Examino cada foto, notando a geometria da composição e da luz, a sedução entre o bonito e o feio. Farejo um perfume de mistério, um aroma de estranheza, um odor de surpresa. Algumas imagens parecem como que iluminadas por dentro; outras estão manchadas pelo submundo, como Perséfone regressando envolta no seu véu negro. É o instantâneo raro onde todos os elementos se misturam num fermentar alquímico de uma potente aguardente visual.

Reconheço-o instantaneamente. Como no momento em que sentia o puxar súbito na linha de pesca, apanhar a foto certa pode pôr o meu coração a palpitar. Certas imagens têm esse poder sobre mim. Não vou tentar descrever nenhuma delas — o seu feitiço não pode ser invocado com palavras. Mas adoro lançar o meu olhar nestas relíquias apanhadas ao acaso e estou segura que sempre irei. Ultimamente, apanho-me atraída por elas com mais frequência — quase compulsivamente ­—, como se me oferecessem uma saída, uma passagem para um outro mundo.

“Todas as fotografias são memento mori”, diz Susan Sontag na sua coleção de ensaios de 1977, On Photography. Sontag refere-se simultaneamente ao significado latino de memento mori, “Lembrem-se que vão morrer” e à prática vitoriana de fotografar os falecidos em poses realistas —retratos da morte concebidos como lembranças pungentes para os que ficaram para trás. Sontag sugere que todas as fotografias — mesmo as dos vivos — são lembranças de uma rede a que ninguém se consegue esquivar.
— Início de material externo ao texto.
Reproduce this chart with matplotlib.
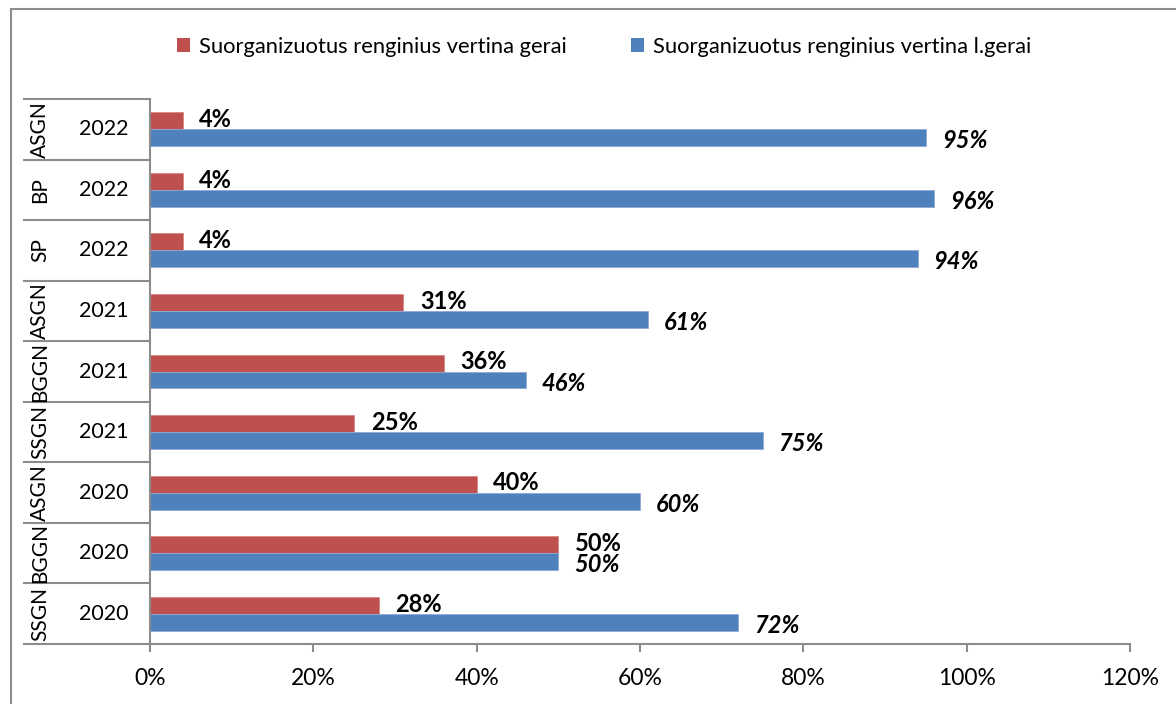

Fitando a face de uma pessoa — mesmo que simplesmente impressa num papel fotográfico — é um ato íntimo. Muitas horas passo com cada um dos meus achados. Dou a cada o seu nome. Procuro pistas — um olhar, uma sobrancelha levantada, uma boca que se arqueia — e monto histórias. Com o tempo, estes estranhos tornam-se família. É como se, por os estudar, os salpicasse com um pó mágico e os estremecesse de volta à existência, tão destemidos e vivos como há uns 90 anos atrás, convidando-me para um copinho de tinto. Dou um golinho e clique! encontro-me num lugar estranhamente familiar.

Num mundo onde temos as mãos na terra. Onde nos cumprimentamos com um aceno ao dia em si. Onde comer ao fresco é a norma. Onde pescamos e pastoreamos e lavramos e fermentamos, ou conhecemos bem quem o faz. Onde oferecemos livremente o nosso tempo e a nossa atenção. Onde lemos e debatemos sobre livros, tocamos música e dançamos, namoramos e celebramos a terra. Onde os tempos mais difíceis exigem uma tripla estratégia artesanal de criatividade, atrevimento e cooperação, e enfrentamos os desafios envolvidos em dignidade e empunhando graça.

Os meus instantâneos têm a mania de me apanhar desprevenida, enrolando-me num mar de nostalgia. São uns trapaceiros — verdadeiros, mas algo vigaristas. Transbordam de normalidade enquanto disfarçam a bagunça, atenuando as traições, polindo os egos mais brilhantes. Mas não faz mal. No fundo, não é das fotos que se trata. Elas são apenas pedacitos de papel. É o ato de as olhar que faz girar a roda, arrebatando o super-prémio de humanidade compartilhada e acendendo uma lanterna no meu coração.